Newmont has blamed cost pressures for constraining development of its Boddington project in Australia, which is 85 percent completed and expected to start up in early- to mid-2009.

Also on Wednesday, Chief Executive Officer Richard O’Brien told Wall Street analysts that projects in Conga, Peru; Hope Bay, Canada; and Akyem, Ghana, are under review “until we understand the impact of the global financial crisis.”

Newmont sold less gold — 1.28 million equity ounces after 1.33 million a year earlier — but still expects 2008 annual equity gold sales of between 5.1 million and 5.4 million ounces, with costs applicable to sales of between $425 and $450 per ounce.

Gold Fields, Africa’s second-largest gold producer, said production fell by 8 percent to 798,000 ounces in the quarter as shutdowns for repairs in key mines and problems in starting its new Cerro Corona mine in Peru weighed.
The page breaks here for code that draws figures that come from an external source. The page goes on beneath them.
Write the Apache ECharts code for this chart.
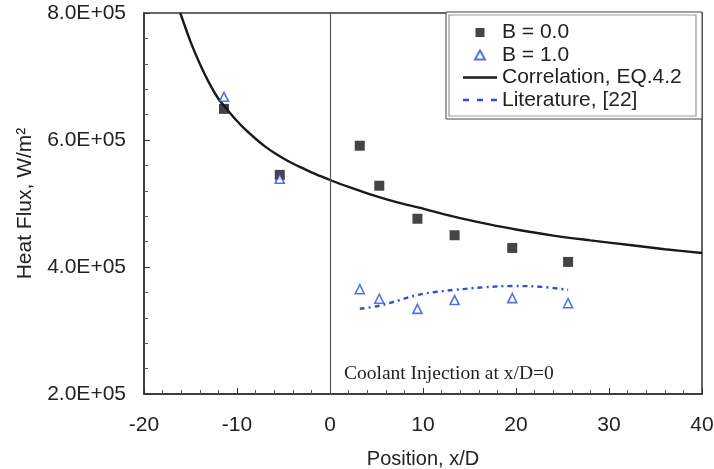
<!DOCTYPE html>
<html>
<head>
<meta charset="utf-8">
<script src="https://cdn.jsdelivr.net/npm/echarts@6/dist/echarts.min.js"></script>
<style>html,body{margin:0;padding:0;background:#fff}#c{width:714px;height:469px}</style>
</head>
<body>
<div id="c"></div>
<script>
// ---- data ----
const b0X = [-11.4, -5.4, 3.2, 5.3, 9.4, 13.4, 19.6, 25.6];
const b0Y = [6.49e5, 5.45e5, 5.91e5, 5.28e5, 4.76e5, 4.50e5, 4.30e5, 4.08e5];
const b1X = [-11.4, -5.4, 3.2, 5.3, 9.4, 13.4, 19.6, 25.6];
const b1Y = [6.68e5, 5.39e5, 3.65e5, 3.50e5, 3.34e5, 3.48e5, 3.51e5, 3.43e5];
const corrX = [-16.1, -15, -14, -13, -12, -11, -10, -9, -8, -7, -6, -5, -4, -3, -2, -1, 0, 2, 4, 6, 8, 10, 12, 14, 17, 20, 24, 28, 32, 36, 40];
const corrY = [8.0e5, 7.55e5, 7.2e5, 6.9e5, 6.65e5, 6.47e5, 6.30e5, 6.15e5, 6.02e5, 5.9e5, 5.8e5, 5.71e5, 5.63e5, 5.56e5, 5.49e5, 5.43e5, 5.37e5, 5.26e5, 5.16e5, 5.07e5, 4.99e5, 4.92e5, 4.84e5, 4.77e5, 4.675e5, 4.59e5, 4.495e5, 4.42e5, 4.35e5, 4.28e5, 4.22e5];
const litX = [3.2, 5.3, 7.5, 9.4, 11.5, 13.4, 16.5, 19.6, 22.5, 25.6];
const litY = [3.34e5, 3.39e5, 3.48e5, 3.56e5, 3.61e5, 3.64e5, 3.68e5, 3.70e5, 3.69e5, 3.64e5];
const xTicks = [-20, -10, 0, 10, 20, 30, 40];
const yTicks = [2e5, 4e5, 6e5, 8e5];
const seriesNames = ['B = 0.0', 'B = 1.0', 'Correlation, EQ.4.2', 'Literature, [22]'];
const xTitle = 'Position, x/D';
const yTitle = 'Heat Flux, W/m\u00B2';
const noteText = 'Coolant Injection at x/D=0';

const zip = (a, b) => a.map((v, i) => [v, b[i]]);
const fmtY = v => (v / 1e5).toFixed(1) + 'E+05';
const BLUE = '#2c4fd9';
const FONT = 'Liberation Sans, Arial, sans-serif';

const chart = echarts.init(document.getElementById('c'), null, {renderer: 'canvas'});
chart.setOption({
  animation: false,
  backgroundColor: '#fff',
  grid: {left: 144, right: 12, top: 13, bottom: 75, containLabel: false, outerBoundsMode: 'none',
    show: true, borderColor: '#333', borderWidth: 1.5},
  xAxis: {
    type: 'value', min: xTicks[0], max: xTicks[xTicks.length - 1], interval: 10,
    name: xTitle, nameLocation: 'middle', nameGap: 55,
    nameTextStyle: {fontFamily: FONT, fontSize: 20, color: '#222'},
    axisLine: {onZero: false, lineStyle: {color: '#333', width: 1.5}},
    axisTick: {inside: true, length: 6, lineStyle: {color: '#333'}},
    minorTick: {show: true, splitNumber: 5, length: 4, lineStyle: {color: '#555'}},
    splitLine: {show: false},
    axisLabel: {margin: 21, fontFamily: FONT, fontSize: 21, color: '#222'}
  },
  yAxis: {
    type: 'value', min: yTicks[0], max: yTicks[yTicks.length - 1], interval: 2e5,
    name: yTitle, nameLocation: 'middle', nameGap: 108,
    nameTextStyle: {fontFamily: FONT, fontSize: 21, color: '#222'},
    axisLine: {show: true, onZero: false, lineStyle: {color: '#333', width: 1.5}},
    axisTick: {show: true, inside: true, length: 6, lineStyle: {color: '#333'}},
    minorTick: {show: true, splitNumber: 5, length: 4, lineStyle: {color: '#555'}},
    splitLine: {show: false},
    axisLabel: {margin: 18, fontFamily: FONT, fontSize: 21, color: '#222', formatter: fmtY}
  },
  legend: {
    z: 100, orient: 'vertical', left: 440, top: 12,
    padding: [10, 19, 7, 23], itemGap: 1.5, itemWidth: 34, itemHeight: 9,
    backgroundColor: 'transparent', borderWidth: 0,
    textStyle: {fontFamily: FONT, fontSize: 21, color: '#222'},
    data: [
      {name: seriesNames[0], icon: 'path://M0,0h10v10h-10z'},
      {name: seriesNames[1], icon: 'path://M5,0L10,9L0,9Z'},
      {name: seriesNames[2], icon: 'path://M0,0h34v2.4h-34z'},
      {name: seriesNames[3], icon: 'path://M0,0h6v2.4h-6zM14,0h6v2.4h-6zM28,0h6v2.4h-6z'}
    ]
  },
  series: [
    {
      name: seriesNames[0], type: 'scatter', data: zip(b0X, b0Y), symbol: 'rect', symbolSize: 10,
      itemStyle: {color: '#151515'}, z: 3,
      markLine: {
        silent: true, symbol: 'none', label: {show: false},
        lineStyle: {color: '#555', width: 1.2, type: 'solid'},
        data: [{xAxis: 0}]
      }
    },
    {
      name: seriesNames[1], type: 'scatter', data: zip(b1X, b1Y), symbol: 'triangle', symbolSize: 9,
      itemStyle: {color: '#fff', borderColor: BLUE, borderWidth: 1.6}, z: 4
    },
    {
      name: seriesNames[2], type: 'line', data: zip(corrX, corrY), smooth: 0.3, showSymbol: false, symbol: 'none',
      lineStyle: {color: '#1a1a1a', width: 2.4}, itemStyle: {color: '#1a1a1a'}
    },
    {
      name: seriesNames[3], type: 'line', data: zip(litX, litY), smooth: 0.4, showSymbol: false, symbol: 'none',
      lineStyle: {color: BLUE, width: 2.4, type: [5, 4, 2, 4]}, itemStyle: {color: BLUE}
    }
  ],
  graphic: [
    {
      type: 'rect', z: 50, shape: {x: 446, y: 12, width: 256, height: 107},
      style: {fill: '#fff', stroke: '#444', lineWidth: 1}
    },
    {
      type: 'rect', z: 51, shape: {x: 449, y: 15, width: 247, height: 101},
      style: {fill: 'none', stroke: '#999', lineWidth: 1.2}
    },
    {
      type: 'text', left: 344, top: 364,
      style: {text: noteText, font: '19.5px "Liberation Serif", "Times New Roman", serif', fill: '#222'}
    }
  ]
});
</script>
</body>
</html>
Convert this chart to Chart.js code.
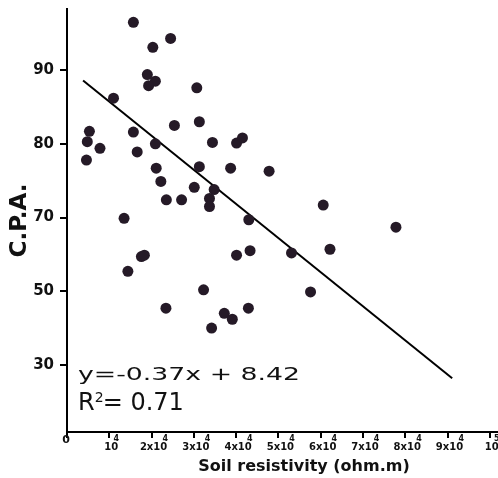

Lower output from Ghana and Australia also depressed production.

But it forecast output would rise 5 percent to 840,000 ounces in the December quarter and an annualized 4 million attributable ounces in the March quarter from 3.64 million.

“Gold Fields has disappointed for some time on production. The market wants to hear good news, which we haven’t seen for a while,” said Stephen Roelofse at Metropolitan Asset Managers.

Newmont’s shares, which were trading at a 52-week high of $57.55 on January 15, were up 2 percent at $27.00 on the New York Stock Exchange on Wednesday afternoon, off an earlier low at $25.46. Gold Fields’ shares closed 16 percent higher in Johannesburg, where the gold sector index ended up 9.6 percent.